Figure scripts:
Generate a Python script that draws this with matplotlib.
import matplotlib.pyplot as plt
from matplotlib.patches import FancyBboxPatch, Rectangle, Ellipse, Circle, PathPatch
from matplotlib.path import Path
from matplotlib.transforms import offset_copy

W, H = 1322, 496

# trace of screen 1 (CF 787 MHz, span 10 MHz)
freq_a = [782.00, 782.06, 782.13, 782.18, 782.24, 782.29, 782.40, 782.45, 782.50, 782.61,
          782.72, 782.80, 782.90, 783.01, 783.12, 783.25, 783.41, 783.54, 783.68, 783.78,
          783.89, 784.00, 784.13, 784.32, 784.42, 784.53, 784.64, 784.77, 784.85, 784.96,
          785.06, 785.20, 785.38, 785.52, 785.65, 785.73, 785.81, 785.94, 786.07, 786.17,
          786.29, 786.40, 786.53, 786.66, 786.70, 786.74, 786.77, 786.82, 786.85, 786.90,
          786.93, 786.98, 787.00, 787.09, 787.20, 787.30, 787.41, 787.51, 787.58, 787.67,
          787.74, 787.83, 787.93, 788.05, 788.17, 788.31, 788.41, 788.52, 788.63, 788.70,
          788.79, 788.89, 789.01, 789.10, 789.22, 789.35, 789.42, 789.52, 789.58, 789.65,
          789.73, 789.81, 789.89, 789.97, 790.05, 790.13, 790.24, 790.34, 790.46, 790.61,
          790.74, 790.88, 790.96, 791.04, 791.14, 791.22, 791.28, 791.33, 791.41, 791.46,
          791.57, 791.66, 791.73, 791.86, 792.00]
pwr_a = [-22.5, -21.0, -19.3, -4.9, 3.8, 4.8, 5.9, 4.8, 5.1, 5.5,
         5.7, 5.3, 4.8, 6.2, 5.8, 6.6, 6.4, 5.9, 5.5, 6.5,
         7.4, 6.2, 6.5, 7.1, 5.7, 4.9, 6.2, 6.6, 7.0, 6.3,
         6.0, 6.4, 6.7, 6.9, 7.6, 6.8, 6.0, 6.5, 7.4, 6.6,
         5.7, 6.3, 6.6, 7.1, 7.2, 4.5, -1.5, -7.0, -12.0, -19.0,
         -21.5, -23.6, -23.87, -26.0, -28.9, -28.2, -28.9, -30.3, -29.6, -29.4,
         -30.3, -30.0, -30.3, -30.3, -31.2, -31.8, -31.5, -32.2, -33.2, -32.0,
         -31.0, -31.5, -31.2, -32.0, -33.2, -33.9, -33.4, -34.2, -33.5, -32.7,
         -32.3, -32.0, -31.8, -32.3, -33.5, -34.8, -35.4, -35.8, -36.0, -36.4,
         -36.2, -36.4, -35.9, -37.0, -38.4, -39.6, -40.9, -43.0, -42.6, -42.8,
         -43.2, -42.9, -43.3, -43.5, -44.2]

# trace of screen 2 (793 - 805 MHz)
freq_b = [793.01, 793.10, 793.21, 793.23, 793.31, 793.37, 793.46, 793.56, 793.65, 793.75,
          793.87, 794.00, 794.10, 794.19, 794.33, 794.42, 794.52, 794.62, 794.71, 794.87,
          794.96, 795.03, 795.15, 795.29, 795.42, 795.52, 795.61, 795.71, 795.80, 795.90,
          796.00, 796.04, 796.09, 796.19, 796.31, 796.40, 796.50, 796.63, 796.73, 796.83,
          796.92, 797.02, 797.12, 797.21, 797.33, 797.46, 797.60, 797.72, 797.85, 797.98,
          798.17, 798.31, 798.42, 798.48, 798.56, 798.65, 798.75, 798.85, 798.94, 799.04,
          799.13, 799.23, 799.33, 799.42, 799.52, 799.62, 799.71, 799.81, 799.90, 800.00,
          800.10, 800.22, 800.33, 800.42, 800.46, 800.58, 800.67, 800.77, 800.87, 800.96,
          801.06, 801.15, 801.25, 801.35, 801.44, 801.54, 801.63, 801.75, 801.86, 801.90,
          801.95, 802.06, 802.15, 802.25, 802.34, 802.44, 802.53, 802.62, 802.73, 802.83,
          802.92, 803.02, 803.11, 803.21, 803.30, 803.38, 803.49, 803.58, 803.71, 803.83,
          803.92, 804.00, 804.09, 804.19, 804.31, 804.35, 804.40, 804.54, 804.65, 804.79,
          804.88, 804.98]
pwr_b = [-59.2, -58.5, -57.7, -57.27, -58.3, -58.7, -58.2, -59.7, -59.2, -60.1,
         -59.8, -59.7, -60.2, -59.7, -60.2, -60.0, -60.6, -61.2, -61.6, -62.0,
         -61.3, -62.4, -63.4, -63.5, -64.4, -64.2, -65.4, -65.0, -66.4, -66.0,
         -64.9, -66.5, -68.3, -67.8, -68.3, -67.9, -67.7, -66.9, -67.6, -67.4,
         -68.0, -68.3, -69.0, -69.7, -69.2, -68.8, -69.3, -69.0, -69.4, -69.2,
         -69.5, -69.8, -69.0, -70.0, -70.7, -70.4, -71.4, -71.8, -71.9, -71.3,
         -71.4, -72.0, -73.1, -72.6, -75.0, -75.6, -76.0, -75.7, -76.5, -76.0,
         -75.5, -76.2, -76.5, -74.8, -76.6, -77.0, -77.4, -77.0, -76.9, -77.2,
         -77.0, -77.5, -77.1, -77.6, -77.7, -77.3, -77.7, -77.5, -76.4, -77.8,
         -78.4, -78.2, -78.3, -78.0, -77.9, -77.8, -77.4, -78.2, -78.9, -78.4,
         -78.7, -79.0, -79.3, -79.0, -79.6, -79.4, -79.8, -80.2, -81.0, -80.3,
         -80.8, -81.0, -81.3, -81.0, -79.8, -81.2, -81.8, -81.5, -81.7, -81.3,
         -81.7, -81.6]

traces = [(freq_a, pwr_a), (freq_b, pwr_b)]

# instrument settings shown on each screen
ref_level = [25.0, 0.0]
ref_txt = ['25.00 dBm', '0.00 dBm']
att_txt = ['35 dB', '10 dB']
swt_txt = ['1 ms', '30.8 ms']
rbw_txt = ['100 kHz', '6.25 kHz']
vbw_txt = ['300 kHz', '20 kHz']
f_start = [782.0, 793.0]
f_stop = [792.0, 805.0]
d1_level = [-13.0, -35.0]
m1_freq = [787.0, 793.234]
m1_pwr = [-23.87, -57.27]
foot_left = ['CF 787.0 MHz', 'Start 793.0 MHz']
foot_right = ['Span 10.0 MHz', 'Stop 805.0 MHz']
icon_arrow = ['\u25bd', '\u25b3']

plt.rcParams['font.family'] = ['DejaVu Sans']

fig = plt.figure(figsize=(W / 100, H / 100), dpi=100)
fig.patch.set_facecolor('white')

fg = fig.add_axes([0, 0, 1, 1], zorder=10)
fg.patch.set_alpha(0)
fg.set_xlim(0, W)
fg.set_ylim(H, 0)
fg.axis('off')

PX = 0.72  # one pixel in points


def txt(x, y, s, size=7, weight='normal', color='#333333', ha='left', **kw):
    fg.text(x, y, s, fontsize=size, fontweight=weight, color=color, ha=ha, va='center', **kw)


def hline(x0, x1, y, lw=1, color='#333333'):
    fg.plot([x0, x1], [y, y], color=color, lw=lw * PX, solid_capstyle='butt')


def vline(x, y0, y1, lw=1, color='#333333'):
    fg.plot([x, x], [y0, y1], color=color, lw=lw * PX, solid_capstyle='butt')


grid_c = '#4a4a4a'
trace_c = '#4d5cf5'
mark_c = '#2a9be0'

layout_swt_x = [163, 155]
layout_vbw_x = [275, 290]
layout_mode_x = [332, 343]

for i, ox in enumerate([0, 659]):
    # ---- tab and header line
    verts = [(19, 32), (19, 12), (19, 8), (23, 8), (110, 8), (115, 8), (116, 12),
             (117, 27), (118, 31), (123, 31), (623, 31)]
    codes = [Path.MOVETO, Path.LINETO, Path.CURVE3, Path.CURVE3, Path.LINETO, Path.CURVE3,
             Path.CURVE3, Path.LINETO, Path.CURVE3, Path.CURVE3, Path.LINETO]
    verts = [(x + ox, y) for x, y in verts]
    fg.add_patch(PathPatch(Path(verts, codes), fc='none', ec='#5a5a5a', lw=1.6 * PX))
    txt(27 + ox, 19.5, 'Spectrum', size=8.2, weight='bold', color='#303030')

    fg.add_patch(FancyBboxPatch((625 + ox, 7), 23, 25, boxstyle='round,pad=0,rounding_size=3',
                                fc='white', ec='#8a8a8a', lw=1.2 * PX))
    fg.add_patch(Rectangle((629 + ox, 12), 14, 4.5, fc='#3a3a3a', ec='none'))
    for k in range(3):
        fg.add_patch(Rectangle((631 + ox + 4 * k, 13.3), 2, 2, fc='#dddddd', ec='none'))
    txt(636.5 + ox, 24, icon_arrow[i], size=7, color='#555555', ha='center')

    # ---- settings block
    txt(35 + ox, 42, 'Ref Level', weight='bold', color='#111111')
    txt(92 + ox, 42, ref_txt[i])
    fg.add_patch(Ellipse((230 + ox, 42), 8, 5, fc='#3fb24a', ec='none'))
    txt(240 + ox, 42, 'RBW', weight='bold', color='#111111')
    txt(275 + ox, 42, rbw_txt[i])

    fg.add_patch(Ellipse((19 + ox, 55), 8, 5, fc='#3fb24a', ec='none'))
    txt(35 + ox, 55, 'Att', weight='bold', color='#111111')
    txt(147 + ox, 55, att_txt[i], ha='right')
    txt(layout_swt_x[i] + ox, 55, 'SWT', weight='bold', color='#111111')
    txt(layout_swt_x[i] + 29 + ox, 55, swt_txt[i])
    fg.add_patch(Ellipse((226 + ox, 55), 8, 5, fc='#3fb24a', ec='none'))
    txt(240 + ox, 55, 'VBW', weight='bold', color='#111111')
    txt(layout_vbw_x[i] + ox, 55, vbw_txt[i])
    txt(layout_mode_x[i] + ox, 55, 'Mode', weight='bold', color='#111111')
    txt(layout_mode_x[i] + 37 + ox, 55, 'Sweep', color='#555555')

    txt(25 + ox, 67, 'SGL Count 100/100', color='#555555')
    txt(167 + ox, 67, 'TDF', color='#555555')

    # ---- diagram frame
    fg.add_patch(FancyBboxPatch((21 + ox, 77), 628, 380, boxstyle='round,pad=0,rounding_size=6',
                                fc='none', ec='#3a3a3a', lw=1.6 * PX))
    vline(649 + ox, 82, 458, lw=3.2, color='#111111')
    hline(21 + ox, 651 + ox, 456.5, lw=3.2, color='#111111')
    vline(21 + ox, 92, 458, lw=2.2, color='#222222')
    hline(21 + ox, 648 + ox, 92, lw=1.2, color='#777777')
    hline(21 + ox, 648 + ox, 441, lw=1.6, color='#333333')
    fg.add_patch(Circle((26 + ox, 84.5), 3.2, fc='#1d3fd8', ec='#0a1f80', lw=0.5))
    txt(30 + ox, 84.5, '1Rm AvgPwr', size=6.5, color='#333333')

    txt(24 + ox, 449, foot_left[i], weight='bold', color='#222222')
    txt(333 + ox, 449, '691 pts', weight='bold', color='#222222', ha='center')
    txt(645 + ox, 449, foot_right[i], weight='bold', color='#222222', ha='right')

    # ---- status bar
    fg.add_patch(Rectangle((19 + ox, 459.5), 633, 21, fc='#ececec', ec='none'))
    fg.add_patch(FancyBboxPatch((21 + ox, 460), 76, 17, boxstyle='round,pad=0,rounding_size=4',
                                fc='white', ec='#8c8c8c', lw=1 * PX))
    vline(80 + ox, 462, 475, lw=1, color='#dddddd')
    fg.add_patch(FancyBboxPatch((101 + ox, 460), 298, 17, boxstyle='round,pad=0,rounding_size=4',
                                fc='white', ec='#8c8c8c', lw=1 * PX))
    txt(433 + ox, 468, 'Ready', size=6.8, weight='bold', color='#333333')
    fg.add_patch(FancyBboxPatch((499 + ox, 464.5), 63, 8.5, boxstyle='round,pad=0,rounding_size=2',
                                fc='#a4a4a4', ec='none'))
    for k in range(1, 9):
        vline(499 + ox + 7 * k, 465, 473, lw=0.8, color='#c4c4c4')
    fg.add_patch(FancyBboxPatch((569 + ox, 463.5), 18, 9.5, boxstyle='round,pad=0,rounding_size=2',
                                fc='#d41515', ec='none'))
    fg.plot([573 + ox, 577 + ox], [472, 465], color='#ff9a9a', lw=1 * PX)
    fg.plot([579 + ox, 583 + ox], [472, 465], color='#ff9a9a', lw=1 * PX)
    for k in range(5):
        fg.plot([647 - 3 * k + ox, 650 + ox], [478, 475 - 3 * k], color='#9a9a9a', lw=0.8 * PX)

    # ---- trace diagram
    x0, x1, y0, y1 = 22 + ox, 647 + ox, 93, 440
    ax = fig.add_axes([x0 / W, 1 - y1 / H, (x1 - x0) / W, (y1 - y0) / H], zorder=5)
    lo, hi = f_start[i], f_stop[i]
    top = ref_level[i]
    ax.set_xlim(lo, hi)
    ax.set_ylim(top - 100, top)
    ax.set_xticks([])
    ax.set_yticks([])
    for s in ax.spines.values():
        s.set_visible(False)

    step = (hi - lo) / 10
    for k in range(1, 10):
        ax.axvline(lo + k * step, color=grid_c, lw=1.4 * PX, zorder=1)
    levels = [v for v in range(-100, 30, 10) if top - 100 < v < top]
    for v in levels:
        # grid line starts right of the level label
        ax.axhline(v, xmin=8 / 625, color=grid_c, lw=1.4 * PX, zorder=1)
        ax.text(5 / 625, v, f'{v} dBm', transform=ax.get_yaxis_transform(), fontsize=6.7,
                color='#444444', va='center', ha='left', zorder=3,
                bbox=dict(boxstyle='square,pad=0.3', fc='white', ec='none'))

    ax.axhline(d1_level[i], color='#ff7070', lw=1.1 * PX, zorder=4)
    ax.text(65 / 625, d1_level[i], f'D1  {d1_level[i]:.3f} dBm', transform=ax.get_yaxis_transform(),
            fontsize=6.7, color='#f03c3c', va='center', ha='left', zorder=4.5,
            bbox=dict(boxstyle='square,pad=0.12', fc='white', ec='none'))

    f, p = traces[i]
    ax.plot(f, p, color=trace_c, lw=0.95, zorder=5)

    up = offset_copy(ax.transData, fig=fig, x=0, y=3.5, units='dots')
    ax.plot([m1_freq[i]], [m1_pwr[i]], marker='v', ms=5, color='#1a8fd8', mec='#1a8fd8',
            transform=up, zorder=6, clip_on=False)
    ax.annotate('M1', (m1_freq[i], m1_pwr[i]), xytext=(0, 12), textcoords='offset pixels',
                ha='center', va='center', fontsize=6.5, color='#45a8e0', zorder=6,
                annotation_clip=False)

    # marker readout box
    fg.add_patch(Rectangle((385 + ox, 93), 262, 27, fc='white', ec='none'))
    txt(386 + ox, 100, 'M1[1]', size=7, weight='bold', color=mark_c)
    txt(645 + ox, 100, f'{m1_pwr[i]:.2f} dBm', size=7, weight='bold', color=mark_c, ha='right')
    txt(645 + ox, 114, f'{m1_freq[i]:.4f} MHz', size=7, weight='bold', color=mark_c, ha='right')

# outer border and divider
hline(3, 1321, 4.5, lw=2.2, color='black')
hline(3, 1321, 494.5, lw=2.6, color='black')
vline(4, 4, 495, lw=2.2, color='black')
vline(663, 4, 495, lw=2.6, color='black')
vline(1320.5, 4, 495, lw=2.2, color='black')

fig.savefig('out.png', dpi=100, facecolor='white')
--
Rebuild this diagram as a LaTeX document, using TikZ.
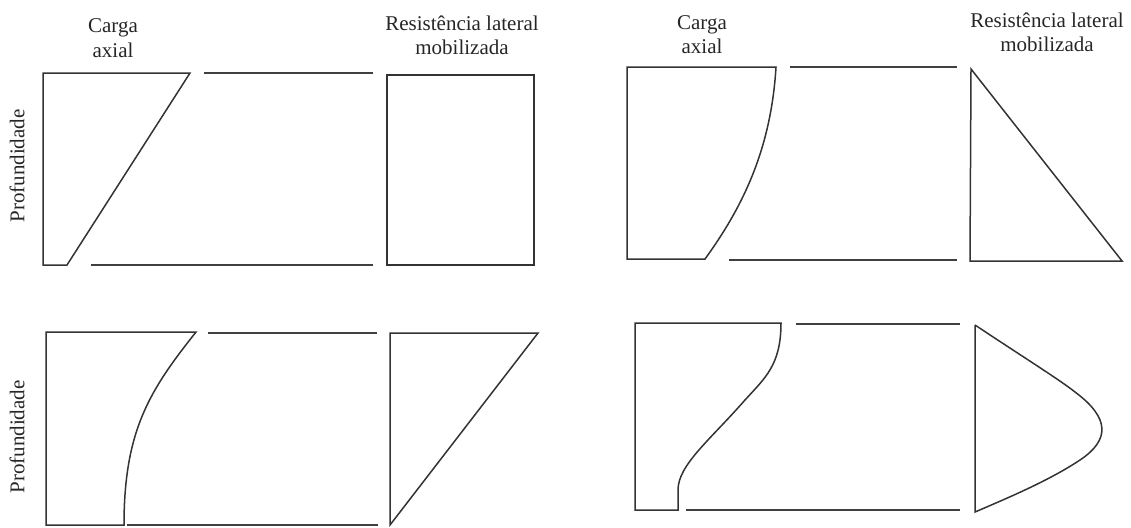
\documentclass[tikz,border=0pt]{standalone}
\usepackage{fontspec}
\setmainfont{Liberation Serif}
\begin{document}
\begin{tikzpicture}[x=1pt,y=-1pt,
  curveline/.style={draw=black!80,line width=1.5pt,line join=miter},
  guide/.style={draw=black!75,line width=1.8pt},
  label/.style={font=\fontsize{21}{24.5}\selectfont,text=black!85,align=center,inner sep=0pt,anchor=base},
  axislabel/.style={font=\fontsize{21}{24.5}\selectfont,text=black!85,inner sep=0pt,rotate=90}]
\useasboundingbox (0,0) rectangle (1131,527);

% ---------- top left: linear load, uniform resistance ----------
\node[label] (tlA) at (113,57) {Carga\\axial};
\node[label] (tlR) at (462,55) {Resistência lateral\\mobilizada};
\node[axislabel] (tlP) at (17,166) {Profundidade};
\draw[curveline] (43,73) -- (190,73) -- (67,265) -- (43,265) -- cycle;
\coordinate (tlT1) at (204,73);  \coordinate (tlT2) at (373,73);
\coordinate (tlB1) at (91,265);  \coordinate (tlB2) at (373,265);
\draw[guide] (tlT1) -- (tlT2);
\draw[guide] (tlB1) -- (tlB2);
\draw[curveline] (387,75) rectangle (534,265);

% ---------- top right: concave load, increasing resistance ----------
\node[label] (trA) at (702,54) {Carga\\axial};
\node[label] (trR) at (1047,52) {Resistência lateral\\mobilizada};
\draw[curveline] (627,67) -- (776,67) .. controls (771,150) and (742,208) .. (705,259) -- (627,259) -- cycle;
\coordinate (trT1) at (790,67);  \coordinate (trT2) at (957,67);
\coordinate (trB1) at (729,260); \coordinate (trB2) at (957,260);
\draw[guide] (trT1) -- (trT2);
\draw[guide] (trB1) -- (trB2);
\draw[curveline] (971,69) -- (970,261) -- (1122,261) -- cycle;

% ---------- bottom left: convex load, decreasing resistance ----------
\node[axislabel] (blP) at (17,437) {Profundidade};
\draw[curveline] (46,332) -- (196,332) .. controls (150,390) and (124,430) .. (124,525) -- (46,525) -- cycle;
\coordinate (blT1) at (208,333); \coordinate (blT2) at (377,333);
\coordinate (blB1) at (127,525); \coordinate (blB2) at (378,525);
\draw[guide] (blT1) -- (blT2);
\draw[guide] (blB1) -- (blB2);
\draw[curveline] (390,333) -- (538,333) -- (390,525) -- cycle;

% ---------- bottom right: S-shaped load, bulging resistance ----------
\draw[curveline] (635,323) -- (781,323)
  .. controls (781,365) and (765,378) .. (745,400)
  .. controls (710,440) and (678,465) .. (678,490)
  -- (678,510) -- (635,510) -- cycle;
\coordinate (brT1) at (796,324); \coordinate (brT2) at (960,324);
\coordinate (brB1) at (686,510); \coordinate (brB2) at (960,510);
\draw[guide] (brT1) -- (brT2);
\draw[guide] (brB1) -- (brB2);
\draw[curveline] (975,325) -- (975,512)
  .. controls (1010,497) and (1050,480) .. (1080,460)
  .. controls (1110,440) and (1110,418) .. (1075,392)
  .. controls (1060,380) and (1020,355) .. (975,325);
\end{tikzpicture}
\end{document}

* [Written request] Write out word for word the lines above that run from the one with "Rebuild this diagram" to the one with "(387,75) rectangle (534,265);". Include both end lines; exclude the images.

* [Solution to this problem]
Rebuild this diagram as a LaTeX document, using TikZ.
\documentclass[tikz,border=0pt]{standalone}
\usepackage{fontspec}
\setmainfont{Liberation Serif}
\begin{document}
\begin{tikzpicture}[x=1pt,y=-1pt,
  curveline/.style={draw=black!80,line width=1.5pt,line join=miter},
  guide/.style={draw=black!75,line width=1.8pt},
  label/.style={font=\fontsize{21}{24.5}\selectfont,text=black!85,align=center,inner sep=0pt,anchor=base},
  axislabel/.style={font=\fontsize{21}{24.5}\selectfont,text=black!85,inner sep=0pt,rotate=90}]
\useasboundingbox (0,0) rectangle (1131,527);

% ---------- top left: linear load, uniform resistance ----------
\node[label] (tlA) at (113,57) {Carga\\axial};
\node[label] (tlR) at (462,55) {Resistência lateral\\mobilizada};
\node[axislabel] (tlP) at (17,166) {Profundidade};
\draw[curveline] (43,73) -- (190,73) -- (67,265) -- (43,265) -- cycle;
\coordinate (tlT1) at (204,73);  \coordinate (tlT2) at (373,73);
\coordinate (tlB1) at (91,265);  \coordinate (tlB2) at (373,265);
\draw[guide] (tlT1) -- (tlT2);
\draw[guide] (tlB1) -- (tlB2);
\draw[curveline] (387,75) rectangle (534,265);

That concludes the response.